## begin Supplied material
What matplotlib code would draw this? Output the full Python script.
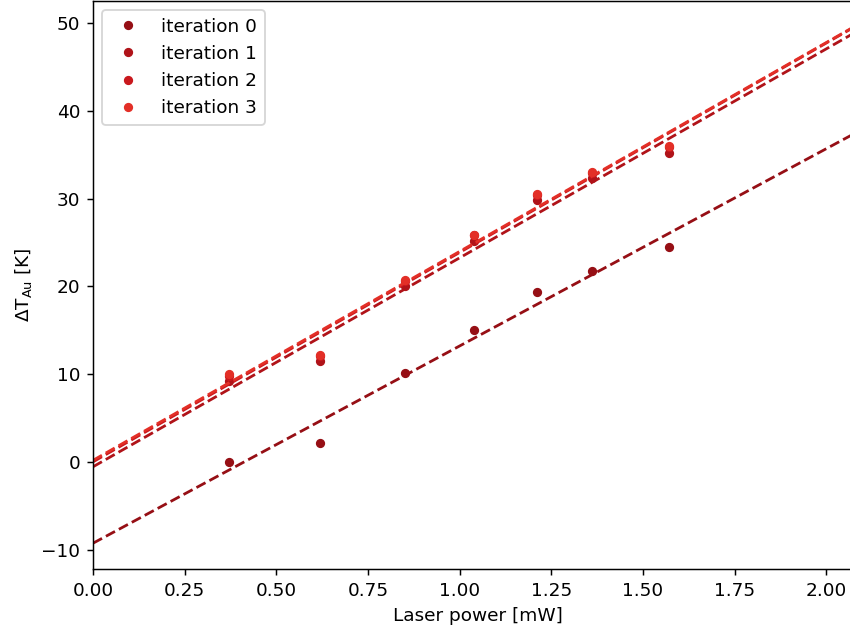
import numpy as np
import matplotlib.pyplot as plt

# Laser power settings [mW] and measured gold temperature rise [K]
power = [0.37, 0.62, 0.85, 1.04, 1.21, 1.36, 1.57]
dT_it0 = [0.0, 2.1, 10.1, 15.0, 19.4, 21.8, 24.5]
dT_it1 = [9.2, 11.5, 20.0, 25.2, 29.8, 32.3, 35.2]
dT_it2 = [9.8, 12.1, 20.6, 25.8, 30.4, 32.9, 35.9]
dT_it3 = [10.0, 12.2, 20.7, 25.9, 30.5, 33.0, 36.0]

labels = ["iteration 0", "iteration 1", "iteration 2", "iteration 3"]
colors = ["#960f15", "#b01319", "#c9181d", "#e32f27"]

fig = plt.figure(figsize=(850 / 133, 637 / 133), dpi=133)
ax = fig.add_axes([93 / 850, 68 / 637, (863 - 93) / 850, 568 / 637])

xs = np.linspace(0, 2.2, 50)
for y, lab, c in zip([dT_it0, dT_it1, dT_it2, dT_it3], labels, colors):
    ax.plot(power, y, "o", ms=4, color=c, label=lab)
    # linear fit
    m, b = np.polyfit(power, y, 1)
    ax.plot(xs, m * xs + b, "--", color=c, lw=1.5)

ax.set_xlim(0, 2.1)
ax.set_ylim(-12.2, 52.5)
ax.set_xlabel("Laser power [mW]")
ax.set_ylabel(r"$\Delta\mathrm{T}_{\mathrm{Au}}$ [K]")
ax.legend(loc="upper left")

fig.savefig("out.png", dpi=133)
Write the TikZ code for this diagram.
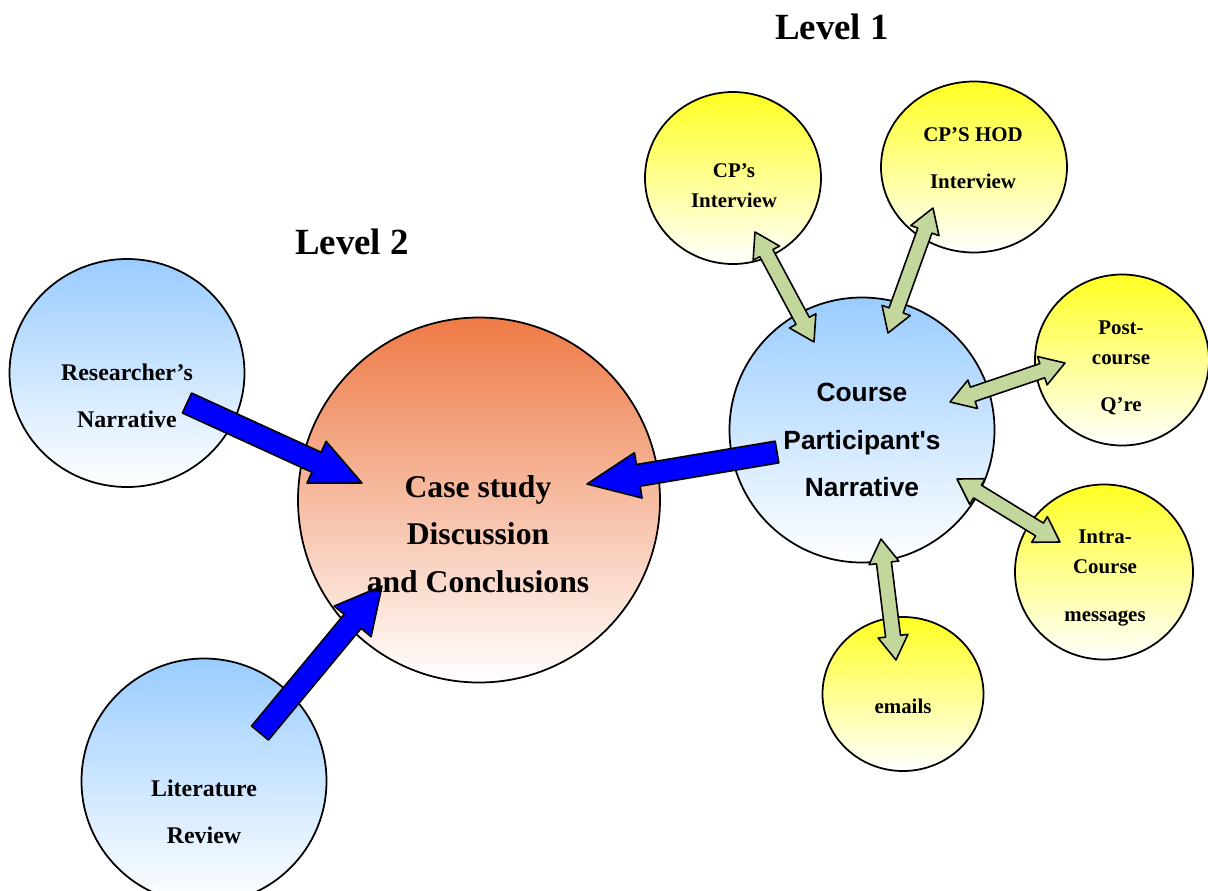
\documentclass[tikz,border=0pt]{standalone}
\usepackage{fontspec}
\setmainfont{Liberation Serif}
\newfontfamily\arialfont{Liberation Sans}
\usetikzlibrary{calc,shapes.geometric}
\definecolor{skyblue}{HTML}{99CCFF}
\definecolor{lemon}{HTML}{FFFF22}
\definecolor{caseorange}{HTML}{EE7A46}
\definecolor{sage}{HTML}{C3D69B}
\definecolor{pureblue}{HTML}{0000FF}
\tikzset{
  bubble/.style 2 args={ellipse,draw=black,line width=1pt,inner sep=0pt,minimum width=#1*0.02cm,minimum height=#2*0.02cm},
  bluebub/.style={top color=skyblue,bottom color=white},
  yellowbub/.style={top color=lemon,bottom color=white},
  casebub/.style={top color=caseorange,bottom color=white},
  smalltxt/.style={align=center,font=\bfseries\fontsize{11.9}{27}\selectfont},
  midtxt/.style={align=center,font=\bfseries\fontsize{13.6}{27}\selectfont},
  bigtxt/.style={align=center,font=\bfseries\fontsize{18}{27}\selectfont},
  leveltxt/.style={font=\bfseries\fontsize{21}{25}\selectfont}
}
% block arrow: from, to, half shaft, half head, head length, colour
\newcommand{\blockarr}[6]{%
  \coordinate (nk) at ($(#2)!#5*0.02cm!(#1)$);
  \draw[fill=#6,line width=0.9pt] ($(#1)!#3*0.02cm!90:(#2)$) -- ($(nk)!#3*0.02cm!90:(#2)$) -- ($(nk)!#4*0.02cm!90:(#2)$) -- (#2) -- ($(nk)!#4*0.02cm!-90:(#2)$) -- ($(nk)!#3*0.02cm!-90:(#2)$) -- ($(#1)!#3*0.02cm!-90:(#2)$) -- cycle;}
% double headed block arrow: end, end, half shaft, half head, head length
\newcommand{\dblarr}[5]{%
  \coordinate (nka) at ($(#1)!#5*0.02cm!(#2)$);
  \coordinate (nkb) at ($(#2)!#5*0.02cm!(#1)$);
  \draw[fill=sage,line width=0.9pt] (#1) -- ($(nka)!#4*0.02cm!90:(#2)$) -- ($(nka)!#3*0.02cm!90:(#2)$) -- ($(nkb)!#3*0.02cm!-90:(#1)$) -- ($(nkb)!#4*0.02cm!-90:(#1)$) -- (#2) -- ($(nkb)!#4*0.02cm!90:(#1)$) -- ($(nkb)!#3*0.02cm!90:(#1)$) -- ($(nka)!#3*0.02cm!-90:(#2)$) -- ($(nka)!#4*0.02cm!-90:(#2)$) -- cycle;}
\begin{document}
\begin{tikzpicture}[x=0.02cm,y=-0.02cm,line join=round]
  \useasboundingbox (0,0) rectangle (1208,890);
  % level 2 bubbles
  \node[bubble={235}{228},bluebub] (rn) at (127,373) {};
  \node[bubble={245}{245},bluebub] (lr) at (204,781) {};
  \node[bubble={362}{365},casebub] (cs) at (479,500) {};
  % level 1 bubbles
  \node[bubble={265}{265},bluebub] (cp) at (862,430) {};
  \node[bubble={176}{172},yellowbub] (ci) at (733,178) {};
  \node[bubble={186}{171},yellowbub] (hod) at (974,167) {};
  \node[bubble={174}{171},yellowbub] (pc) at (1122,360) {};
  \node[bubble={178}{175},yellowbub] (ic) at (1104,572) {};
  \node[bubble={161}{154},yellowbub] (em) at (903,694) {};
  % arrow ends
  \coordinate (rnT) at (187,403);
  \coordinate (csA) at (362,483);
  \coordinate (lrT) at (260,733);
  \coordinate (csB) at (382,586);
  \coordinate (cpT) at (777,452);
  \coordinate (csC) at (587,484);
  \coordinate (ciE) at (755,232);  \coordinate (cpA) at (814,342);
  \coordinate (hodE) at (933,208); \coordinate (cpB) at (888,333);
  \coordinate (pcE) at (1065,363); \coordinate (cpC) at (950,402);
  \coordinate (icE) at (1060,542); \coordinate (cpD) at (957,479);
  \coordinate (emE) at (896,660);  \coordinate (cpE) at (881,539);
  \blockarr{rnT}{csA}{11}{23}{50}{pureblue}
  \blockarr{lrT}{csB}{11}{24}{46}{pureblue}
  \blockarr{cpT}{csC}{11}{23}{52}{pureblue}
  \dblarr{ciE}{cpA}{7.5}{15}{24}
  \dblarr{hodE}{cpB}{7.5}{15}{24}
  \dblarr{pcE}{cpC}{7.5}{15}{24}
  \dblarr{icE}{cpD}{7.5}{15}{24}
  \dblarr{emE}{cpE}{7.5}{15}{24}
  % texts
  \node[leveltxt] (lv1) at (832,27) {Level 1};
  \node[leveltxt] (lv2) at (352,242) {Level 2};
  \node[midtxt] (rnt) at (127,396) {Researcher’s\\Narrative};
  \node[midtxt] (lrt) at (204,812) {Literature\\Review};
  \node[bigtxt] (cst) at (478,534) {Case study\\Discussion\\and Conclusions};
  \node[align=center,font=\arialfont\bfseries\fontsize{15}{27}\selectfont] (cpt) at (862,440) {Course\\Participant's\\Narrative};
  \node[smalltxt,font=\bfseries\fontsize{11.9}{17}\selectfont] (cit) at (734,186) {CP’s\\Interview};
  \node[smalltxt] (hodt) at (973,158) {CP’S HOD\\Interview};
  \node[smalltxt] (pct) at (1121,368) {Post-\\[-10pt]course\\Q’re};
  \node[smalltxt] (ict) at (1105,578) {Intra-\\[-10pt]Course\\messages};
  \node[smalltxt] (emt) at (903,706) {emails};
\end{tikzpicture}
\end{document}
## end Supplied material
- To do
Pull out all lines containing "this".

- Written answer
What matplotlib code would draw this? Output the full Python script.
Write the TikZ code for this diagram.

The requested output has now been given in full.